### TASK REQUIREMENTS:
Give back the full listing, character for character, with no pictures.

^^^^^^^^^^^^^^^^

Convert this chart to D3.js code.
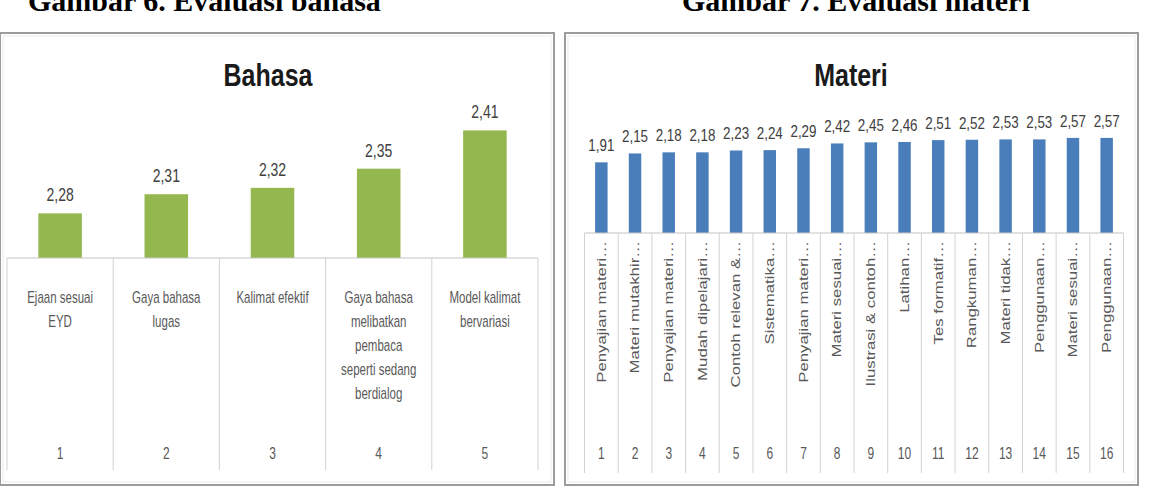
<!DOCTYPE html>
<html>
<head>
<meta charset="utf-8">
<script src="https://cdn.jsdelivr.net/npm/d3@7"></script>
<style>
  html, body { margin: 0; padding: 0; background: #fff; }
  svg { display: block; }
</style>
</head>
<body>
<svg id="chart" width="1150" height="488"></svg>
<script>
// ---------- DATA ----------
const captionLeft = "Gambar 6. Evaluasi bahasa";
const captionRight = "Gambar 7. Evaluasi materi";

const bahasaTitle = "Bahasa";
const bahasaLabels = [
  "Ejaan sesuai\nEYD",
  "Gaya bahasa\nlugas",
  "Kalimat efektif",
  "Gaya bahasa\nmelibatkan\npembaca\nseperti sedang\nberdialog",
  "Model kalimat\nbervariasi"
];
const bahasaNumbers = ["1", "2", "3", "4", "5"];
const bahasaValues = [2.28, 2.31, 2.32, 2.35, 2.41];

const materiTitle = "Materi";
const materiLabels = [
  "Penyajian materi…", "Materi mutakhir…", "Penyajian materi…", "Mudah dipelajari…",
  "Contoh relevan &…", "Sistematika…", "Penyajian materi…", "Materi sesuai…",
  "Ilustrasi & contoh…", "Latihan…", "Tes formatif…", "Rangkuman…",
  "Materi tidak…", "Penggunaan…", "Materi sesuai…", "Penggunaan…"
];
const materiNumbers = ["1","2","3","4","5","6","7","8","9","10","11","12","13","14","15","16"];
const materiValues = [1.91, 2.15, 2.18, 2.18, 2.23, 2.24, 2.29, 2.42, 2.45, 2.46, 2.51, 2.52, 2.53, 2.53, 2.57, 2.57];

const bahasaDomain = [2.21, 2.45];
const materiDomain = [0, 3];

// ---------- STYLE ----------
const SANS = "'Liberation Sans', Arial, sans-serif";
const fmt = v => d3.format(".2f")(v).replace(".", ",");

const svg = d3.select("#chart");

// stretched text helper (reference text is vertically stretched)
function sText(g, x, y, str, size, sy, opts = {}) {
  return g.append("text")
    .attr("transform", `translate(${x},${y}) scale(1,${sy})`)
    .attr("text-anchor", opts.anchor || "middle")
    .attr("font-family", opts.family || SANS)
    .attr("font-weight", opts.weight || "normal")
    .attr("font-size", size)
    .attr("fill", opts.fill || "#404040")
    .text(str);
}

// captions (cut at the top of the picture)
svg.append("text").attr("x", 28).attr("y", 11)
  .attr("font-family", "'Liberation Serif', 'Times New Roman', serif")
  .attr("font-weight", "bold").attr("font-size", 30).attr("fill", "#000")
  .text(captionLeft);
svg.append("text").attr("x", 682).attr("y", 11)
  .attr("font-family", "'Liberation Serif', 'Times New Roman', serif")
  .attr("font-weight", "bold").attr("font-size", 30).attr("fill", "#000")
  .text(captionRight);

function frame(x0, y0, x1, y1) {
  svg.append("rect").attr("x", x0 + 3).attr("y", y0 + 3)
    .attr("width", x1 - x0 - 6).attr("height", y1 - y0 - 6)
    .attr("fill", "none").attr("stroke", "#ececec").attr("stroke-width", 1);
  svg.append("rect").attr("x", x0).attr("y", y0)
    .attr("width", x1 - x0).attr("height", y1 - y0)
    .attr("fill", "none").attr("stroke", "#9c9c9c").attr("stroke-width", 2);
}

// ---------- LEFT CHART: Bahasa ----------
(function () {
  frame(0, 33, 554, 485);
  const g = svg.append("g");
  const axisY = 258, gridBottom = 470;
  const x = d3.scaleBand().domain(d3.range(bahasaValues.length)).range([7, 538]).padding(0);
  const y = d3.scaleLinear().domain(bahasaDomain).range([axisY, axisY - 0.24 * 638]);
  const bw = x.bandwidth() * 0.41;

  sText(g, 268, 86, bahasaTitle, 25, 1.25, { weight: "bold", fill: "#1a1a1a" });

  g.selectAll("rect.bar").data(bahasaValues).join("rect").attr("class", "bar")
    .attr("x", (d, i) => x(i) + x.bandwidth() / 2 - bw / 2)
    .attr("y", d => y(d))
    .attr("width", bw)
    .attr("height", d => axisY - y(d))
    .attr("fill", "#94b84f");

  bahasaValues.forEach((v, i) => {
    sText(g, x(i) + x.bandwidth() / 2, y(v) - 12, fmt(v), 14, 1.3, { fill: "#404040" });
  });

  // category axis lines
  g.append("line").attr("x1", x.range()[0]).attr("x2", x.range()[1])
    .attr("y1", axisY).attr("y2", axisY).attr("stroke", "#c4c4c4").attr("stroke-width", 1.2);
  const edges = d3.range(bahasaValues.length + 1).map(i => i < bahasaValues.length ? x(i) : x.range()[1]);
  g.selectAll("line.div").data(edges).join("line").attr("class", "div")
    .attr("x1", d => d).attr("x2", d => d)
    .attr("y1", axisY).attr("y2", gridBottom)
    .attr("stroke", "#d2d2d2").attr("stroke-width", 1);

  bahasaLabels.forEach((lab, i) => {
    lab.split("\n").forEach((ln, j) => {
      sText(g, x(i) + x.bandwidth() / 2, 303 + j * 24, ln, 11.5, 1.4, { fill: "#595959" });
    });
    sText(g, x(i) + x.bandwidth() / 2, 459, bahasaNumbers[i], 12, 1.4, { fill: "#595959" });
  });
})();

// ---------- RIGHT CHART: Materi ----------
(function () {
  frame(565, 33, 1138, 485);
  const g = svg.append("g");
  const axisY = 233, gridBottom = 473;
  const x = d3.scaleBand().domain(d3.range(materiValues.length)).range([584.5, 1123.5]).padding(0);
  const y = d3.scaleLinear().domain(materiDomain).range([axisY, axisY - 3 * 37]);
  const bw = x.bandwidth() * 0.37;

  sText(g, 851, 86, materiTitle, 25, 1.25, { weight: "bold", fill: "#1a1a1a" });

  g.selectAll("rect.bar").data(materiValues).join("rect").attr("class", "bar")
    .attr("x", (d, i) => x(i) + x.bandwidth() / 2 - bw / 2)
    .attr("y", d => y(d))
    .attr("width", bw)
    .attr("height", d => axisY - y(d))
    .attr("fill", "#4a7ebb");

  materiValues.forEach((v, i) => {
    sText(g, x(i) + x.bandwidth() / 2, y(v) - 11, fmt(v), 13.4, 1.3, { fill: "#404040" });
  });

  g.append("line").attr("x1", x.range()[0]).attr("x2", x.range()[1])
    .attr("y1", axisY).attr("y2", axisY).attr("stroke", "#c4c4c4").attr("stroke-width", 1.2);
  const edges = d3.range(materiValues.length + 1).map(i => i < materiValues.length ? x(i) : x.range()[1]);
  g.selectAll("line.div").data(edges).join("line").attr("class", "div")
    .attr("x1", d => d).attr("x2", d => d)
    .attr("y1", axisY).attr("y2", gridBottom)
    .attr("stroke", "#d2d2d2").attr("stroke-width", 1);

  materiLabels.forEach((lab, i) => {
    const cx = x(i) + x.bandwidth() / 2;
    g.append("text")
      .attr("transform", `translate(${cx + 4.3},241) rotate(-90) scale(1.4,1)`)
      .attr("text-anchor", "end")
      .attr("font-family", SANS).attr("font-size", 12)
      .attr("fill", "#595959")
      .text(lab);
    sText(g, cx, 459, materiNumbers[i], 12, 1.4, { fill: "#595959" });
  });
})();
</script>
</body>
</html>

^^^^^^^^^^^^^^^^

### OUTPUT OF THE TASK:
Convert this chart to D3.js code.
<!DOCTYPE html>
<html>
<head>
<meta charset="utf-8">
<script src="https://cdn.jsdelivr.net/npm/d3@7"></script>
<style>
  html, body { margin: 0; padding: 0; background: #fff; }
  svg { display: block; }
</style>
</head>
<body>
<svg id="chart" width="1150" height="488"></svg>
<script>
// ---------- DATA ----------
const captionLeft = "Gambar 6. Evaluasi bahasa";
const captionRight = "Gambar 7. Evaluasi materi";

const bahasaTitle = "Bahasa";
const bahasaLabels = [
  "Ejaan sesuai\nEYD",
  "Gaya bahasa\nlugas",
  "Kalimat efektif",
  "Gaya bahasa\nmelibatkan\npembaca\nseperti sedang\nberdialog",
  "Model kalimat\nbervariasi"
];
const bahasaNumbers = ["1", "2", "3", "4", "5"];
const bahasaValues = [2.28, 2.31, 2.32, 2.35, 2.41];

const materiTitle = "Materi";
const materiLabels = [
  "Penyajian materi…", "Materi mutakhir…", "Penyajian materi…", "Mudah dipelajari…",
  "Contoh relevan &…", "Sistematika…", "Penyajian materi…", "Materi sesuai…",
  "Ilustrasi & contoh…", "Latihan…", "Tes formatif…", "Rangkuman…",
  "Materi tidak…", "Penggunaan…", "Materi sesuai…", "Penggunaan…"
];
const materiNumbers = ["1","2","3","4","5","6","7","8","9","10","11","12","13","14","15","16"];
const materiValues = [1.91, 2.15, 2.18, 2.18, 2.23, 2.24, 2.29, 2.42, 2.45, 2.46, 2.51, 2.52, 2.53, 2.53, 2.57, 2.57];

const bahasaDomain = [2.21, 2.45];
const materiDomain = [0, 3];

// ---------- STYLE ----------
const SANS = "'Liberation Sans', Arial, sans-serif";
const fmt = v => d3.format(".2f")(v).replace(".", ",");

const svg = d3.select("#chart");

// stretched text helper (reference text is vertically stretched)
function sText(g, x, y, str, size, sy, opts = {}) {
  return g.append("text")
    .attr("transform", `translate(${x},${y}) scale(1,${sy})`)
    .attr("text-anchor", opts.anchor || "middle")
    .attr("font-family", opts.family || SANS)
    .attr("font-weight", opts.weight || "normal")
    .attr("font-size", size)
    .attr("fill", opts.fill || "#404040")
    .text(str);
}

// captions (cut at the top of the picture)
svg.append("text").attr("x", 28).attr("y", 11)
  .attr("font-family", "'Liberation Serif', 'Times New Roman', serif")
  .attr("font-weight", "bold").attr("font-size", 30).attr("fill", "#000")
  .text(captionLeft);
svg.append("text").attr("x", 682).attr("y", 11)
  .attr("font-family", "'Liberation Serif', 'Times New Roman', serif")
  .attr("font-weight", "bold").attr("font-size", 30).attr("fill", "#000")
  .text(captionRight);

function frame(x0, y0, x1, y1) {
  svg.append("rect").attr("x", x0 + 3).attr("y", y0 + 3)
    .attr("width", x1 - x0 - 6).attr("height", y1 - y0 - 6)
    .attr("fill", "none").attr("stroke", "#ececec").attr("stroke-width", 1);
  svg.append("rect").attr("x", x0).attr("y", y0)
    .attr("width", x1 - x0).attr("height", y1 - y0)
    .attr("fill", "none").attr("stroke", "#9c9c9c").attr("stroke-width", 2);
}

// ---------- LEFT CHART: Bahasa ----------
(function () {
  frame(0, 33, 554, 485);
  const g = svg.append("g");
  const axisY = 258, gridBottom = 470;
  const x = d3.scaleBand().domain(d3.range(bahasaValues.length)).range([7, 538]).padding(0);
  const y = d3.scaleLinear().domain(bahasaDomain).range([axisY, axisY - 0.24 * 638]);
  const bw = x.bandwidth() * 0.41;

  sText(g, 268, 86, bahasaTitle, 25, 1.25, { weight: "bold", fill: "#1a1a1a" });

  g.selectAll("rect.bar").data(bahasaValues).join("rect").attr("class", "bar")
    .attr("x", (d, i) => x(i) + x.bandwidth() / 2 - bw / 2)
    .attr("y", d => y(d))
    .attr("width", bw)
    .attr("height", d => axisY - y(d))
    .attr("fill", "#94b84f");

  bahasaValues.forEach((v, i) => {
    sText(g, x(i) + x.bandwidth() / 2, y(v) - 12, fmt(v), 14, 1.3, { fill: "#404040" });
  });

  // category axis lines
  g.append("line").attr("x1", x.range()[0]).attr("x2", x.range()[1])
    .attr("y1", axisY).attr("y2", axisY).attr("stroke", "#c4c4c4").attr("stroke-width", 1.2);
  const edges = d3.range(bahasaValues.length + 1).map(i => i < bahasaValues.length ? x(i) : x.range()[1]);
  g.selectAll("line.div").data(edges).join("line").attr("class", "div")
    .attr("x1", d => d).attr("x2", d => d)
    .attr("y1", axisY).attr("y2", gridBottom)
    .attr("stroke", "#d2d2d2").attr("stroke-width", 1);

  bahasaLabels.forEach((lab, i) => {
    lab.split("\n").forEach((ln, j) => {
      sText(g, x(i) + x.bandwidth() / 2, 303 + j * 24, ln, 11.5, 1.4, { fill: "#595959" });
    });
    sText(g, x(i) + x.bandwidth() / 2, 459, bahasaNumbers[i], 12, 1.4, { fill: "#595959" });
  });
})();

// ---------- RIGHT CHART: Materi ----------
(function () {
  frame(565, 33, 1138, 485);
  const g = svg.append("g");
  const axisY = 233, gridBottom = 473;
  const x = d3.scaleBand().domain(d3.range(materiValues.length)).range([584.5, 1123.5]).padding(0);
  const y = d3.scaleLinear().domain(materiDomain).range([axisY, axisY - 3 * 37]);
  const bw = x.bandwidth() * 0.37;

  sText(g, 851, 86, materiTitle, 25, 1.25, { weight: "bold", fill: "#1a1a1a" });

  g.selectAll("rect.bar").data(materiValues).join("rect").attr("class", "bar")
    .attr("x", (d, i) => x(i) + x.bandwidth() / 2 - bw / 2)
    .attr("y", d => y(d))
    .attr("width", bw)
    .attr("height", d => axisY - y(d))
    .attr("fill", "#4a7ebb");

  materiValues.forEach((v, i) => {
    sText(g, x(i) + x.bandwidth() / 2, y(v) - 11, fmt(v), 13.4, 1.3, { fill: "#404040" });
  });

  g.append("line").attr("x1", x.range()[0]).attr("x2", x.range()[1])
    .attr("y1", axisY).attr("y2", axisY).attr("stroke", "#c4c4c4").attr("stroke-width", 1.2);
  const edges = d3.range(materiValues.length + 1).map(i => i < materiValues.length ? x(i) : x.range()[1]);
  g.selectAll("line.div").data(edges).join("line").attr("class", "div")
    .attr("x1", d => d).attr("x2", d => d)
    .attr("y1", axisY).attr("y2", gridBottom)
    .attr("stroke", "#d2d2d2").attr("stroke-width", 1);

  materiLabels.forEach((lab, i) => {
    const cx = x(i) + x.bandwidth() / 2;
    g.append("text")
      .attr("transform", `translate(${cx + 4.3},241) rotate(-90) scale(1.4,1)`)
      .attr("text-anchor", "end")
      .attr("font-family", SANS).attr("font-size", 12)
      .attr("fill", "#595959")
      .text(lab);
    sText(g, cx, 459, materiNumbers[i], 12, 1.4, { fill: "#595959" });
  });
})();
</script>
</body>
</html>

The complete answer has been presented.